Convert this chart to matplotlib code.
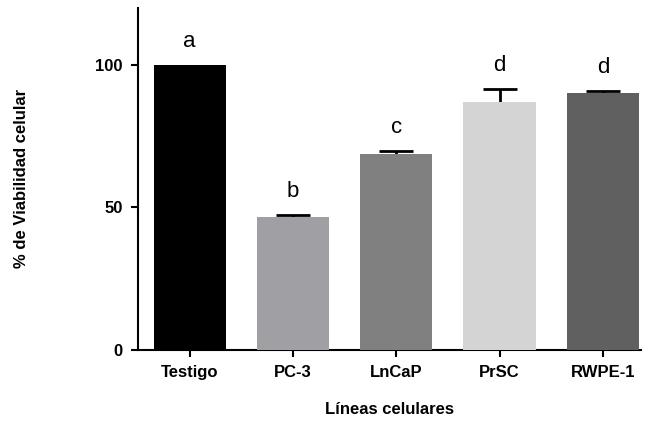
import matplotlib.pyplot as plt

lineas = ['Testigo', 'PC-3', 'LnCaP', 'PrSC', 'RWPE-1']
viabilidad = [100.0, 46.8, 68.9, 87.1, 90.0]
error = [0.0, 0.5, 1.0, 4.6, 0.8]
letras = ['a', 'b', 'c', 'd', 'd']
colores = ['#000000', '#a0a0a4', '#808080', '#d4d4d4', '#606060']

plt.rcParams['font.family'] = ['Liberation Sans', 'DejaVu Sans']

fig = plt.figure(figsize=(6.45, 4.23), dpi=100)
ax = fig.add_axes([0.214, 0.173, 0.78, 0.808])

x = list(range(len(lineas)))
ax.bar(x, viabilidad, width=0.7, color=colores, zorder=3)
# solo la mitad superior queda visible (la barra tapa la inferior)
con_err = [i for i in x if error[i] > 0]
ax.errorbar([x[i] for i in con_err], [viabilidad[i] for i in con_err],
            yerr=[error[i] for i in con_err], fmt='none', ecolor='black',
            elinewidth=2, capsize=12, capthick=2, zorder=2)

for i, (v, e, l) in enumerate(zip(viabilidad, error, letras)):
    ax.text(i, v + e + 4.5, l, ha='center', va='bottom', fontsize=16)

ax.set_ylim(0, 120)
ax.set_xlim(-0.5, 4.37)
ax.set_yticks([0, 50, 100])
ax.set_xticks(x)
ax.set_xticklabels(lineas, fontweight='bold', fontsize=12)
for t in ax.get_yticklabels():
    t.set_fontweight('bold')
    t.set_fontsize(12)

ax.spines['top'].set_visible(False)
ax.spines['right'].set_visible(False)
ax.spines['left'].set_linewidth(1.5)
ax.spines['bottom'].set_linewidth(1.5)
ax.tick_params(width=1.5, length=5, pad=6)

ax.set_ylabel('% de Viabilidad celular', fontweight='bold', fontsize=12, labelpad=48)
ax.set_xlabel('Líneas celulares', fontweight='bold', fontsize=12, labelpad=16)

plt.savefig('out.png', dpi=100)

○ ○ ○

Skip every picture and transcribe the data above exactly.

Convert this chart to matplotlib code.
import matplotlib.pyplot as plt

lineas = ['Testigo', 'PC-3', 'LnCaP', 'PrSC', 'RWPE-1']
viabilidad = [100.0, 46.8, 68.9, 87.1, 90.0]
error = [0.0, 0.5, 1.0, 4.6, 0.8]
letras = ['a', 'b', 'c', 'd', 'd']
colores = ['#000000', '#a0a0a4', '#808080', '#d4d4d4', '#606060']

plt.rcParams['font.family'] = ['Liberation Sans', 'DejaVu Sans']

fig = plt.figure(figsize=(6.45, 4.23), dpi=100)
ax = fig.add_axes([0.214, 0.173, 0.78, 0.808])

x = list(range(len(lineas)))
ax.bar(x, viabilidad, width=0.7, color=colores, zorder=3)
# solo la mitad superior queda visible (la barra tapa la inferior)
con_err = [i for i in x if error[i] > 0]
ax.errorbar([x[i] for i in con_err], [viabilidad[i] for i in con_err],
            yerr=[error[i] for i in con_err], fmt='none', ecolor='black',
            elinewidth=2, capsize=12, capthick=2, zorder=2)

for i, (v, e, l) in enumerate(zip(viabilidad, error, letras)):
    ax.text(i, v + e + 4.5, l, ha='center', va='bottom', fontsize=16)

ax.set_ylim(0, 120)
ax.set_xlim(-0.5, 4.37)
ax.set_yticks([0, 50, 100])
ax.set_xticks(x)
ax.set_xticklabels(lineas, fontweight='bold', fontsize=12)
for t in ax.get_yticklabels():
    t.set_fontweight('bold')
    t.set_fontsize(12)

ax.spines['top'].set_visible(False)
ax.spines['right'].set_visible(False)
ax.spines['left'].set_linewidth(1.5)
ax.spines['bottom'].set_linewidth(1.5)
ax.tick_params(width=1.5, length=5, pad=6)

ax.set_ylabel('% de Viabilidad celular', fontweight='bold', fontsize=12, labelpad=48)
ax.set_xlabel('Líneas celulares', fontweight='bold', fontsize=12, labelpad=16)

plt.savefig('out.png', dpi=100)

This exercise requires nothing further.